Site icon MediaCat UK

ITV wants a sale, Sky wants scale

Sky’s bid for ITV shows how traditional broadcasters now see scale as the only way to compete with the might of Amazon, Netflix, Google and Meta.

Last week, ITV confirmed it is in preliminary talks to sell its broadcasting business — including its free-to-air TV channels and ITVX streaming service — to Sky for £1.6bn. The deal would not include ITV Studios, the production arm behind Coronation Street, Love Island and others.

ITV has been seeking a buyer for some time, a move that looks increasingly sensible given the past few weeks. Its biggest shareholder, Liberty Global, recently halved its 10% stake, while the company warned of a 9% drop in fourth-quarter ad revenue and announced £35m in cost cuts. ITV’s market value has slumped to around £2.5bn. Insiders expect CEO Carolyn McCall will look to sell the Studios business next, which could fetch roughly £3.5bn.

The surprise is less about ITV wanting out than Sky wanting in. It would be the conglomerate’s biggest domestic play since being bought by Comcast in 2018 for £30bn. Since then, Sky’s value has been written down by £1.2bn and, underlining its place as the black sheep of the Comcast family, wasn’t even mentioned in the multinational’s most recent earnings call.

But Comcast is clearly mirroring the thinking of other deals — such as the Skydance-Paramount merger or even Comcast’s own rumoured interest in Warner Bros Discovery — that the only way to compete with Silicon Valley giants is consolidation. It would make Comcast the dominant force in commercial British broadcasting while bolstering Sky’s declining customer base. ‘Sky is like a massive cruise liner with a small hole’, an inside source told Deadline, ‘it will sink eventually, but maybe ITV plugs this gap a little longer.’

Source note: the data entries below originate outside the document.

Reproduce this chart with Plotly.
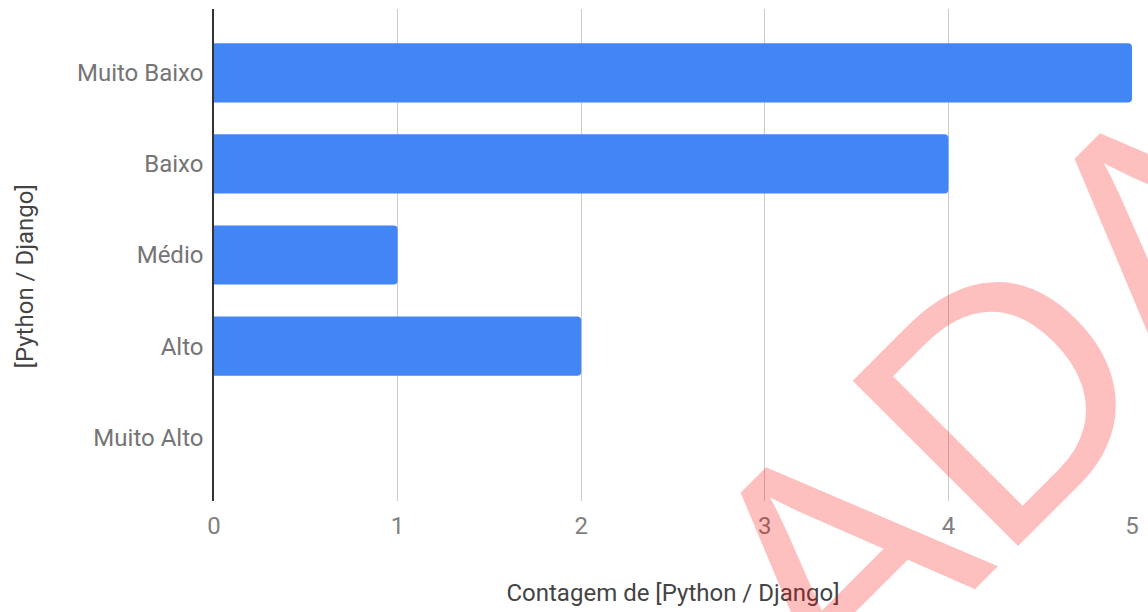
import plotly.graph_objects as go

categories = ["Muito Baixo", "Baixo", "Médio", "Alto", "Muito Alto"]
counts = [5, 4, 1, 2, 0]
x_ticks = [0, 1, 2, 3, 4, 5]
x_title = "Contagem de [Python / Django]"
y_title = "[Python / Django]"
watermark = "ADA"

FONT = "Roboto"
W, H = 1148, 612
L, R, T, B = 214, 14, 9, 111

fig = go.Figure(
    go.Bar(
        x=counts,
        y=categories,
        orientation="h",
        marker=dict(color="#4285F4", line=dict(width=0), cornerradius=4),
        width=0.65,
    )
)

fig.update_layout(
    width=W,
    height=H,
    margin=dict(l=L, r=R, t=T, b=B, pad=0),
    paper_bgcolor="white",
    plot_bgcolor="white",
    showlegend=False,
    font=dict(family=FONT, size=24, color="#757575"),
)

fig.update_xaxes(
    range=[0, 5],
    tickvals=x_ticks,
    ticktext=[str(v) for v in x_ticks],
    showgrid=True,
    gridcolor="#cccccc",
    gridwidth=1,
    zeroline=False,
    showline=False,
    ticks="",
    ticklabelstandoff=8,
    tickfont=dict(family=FONT, size=24, color="#808080"),
    title=dict(text=x_title, font=dict(family=FONT, size=24, color="#444444"), standoff=45),
)

fig.update_yaxes(
    categoryorder="array",
    categoryarray=categories,
    range=[4.7, -0.7],
    showgrid=False,
    zeroline=False,
    showline=True,
    linecolor="#333333",
    linewidth=1.5,
    ticks="",
    ticklabelstandoff=4,
    tickfont=dict(family=FONT, size=24, color="#757575"),
)

fig.add_annotation(
    text=y_title,
    xref="paper", yref="paper",
    x=(25 - L) / (W - L - R),
    y=(H - B - 276) / (H - T - B),
    textangle=-90,
    showarrow=False,
    xanchor="center", yanchor="middle",
    font=dict(family=FONT, size=24, color="#444444"),
)

fig.add_annotation(
    text=watermark,
    xref="paper", yref="paper",
    x=(1004 - L) / (W - L - R),
    y=(H - B - 395) / (H - T - B),
    textangle=-45,
    showarrow=False,
    xanchor="center", yanchor="middle",
    font=dict(family="Liberation Sans", size=340, color="rgba(250,0,0,0.25)", weight=400),
)

fig.write_html(
    "out.html",
    config={"displayModeBar": False},
    post_script="document.body.style.margin='0px';",
)
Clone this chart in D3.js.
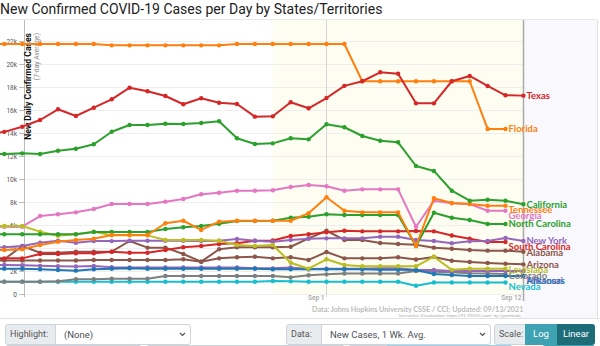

The key question is whether it will be approved by Ofcom and the Competition and Markets Authority. In normal times this deal would be unthinkable. Sky and ITV command over 70% of the UK TV advertising market, a clear threat to the competitive landscape of UK broadcasting. But there’s increasing recognition that the old regulatory playbook may no longer suit the realities of today’s market.

With traditional broadcasters under siege from streaming services and big tech, analysts suggest that framing the takeover as a rescue deal for UK television is likely to be fruitful for Comcast. Media analyst Ian Whittaker described it as a ‘massive dare’ to Prime Minister Keir Starmer, testing his government’s willingness to prioritise industry survival over competition rules.

For now, the odds are in Comcast’s favour. The logic of scale is hard to resist, even if it comes at the cost of diversity in British broadcasting.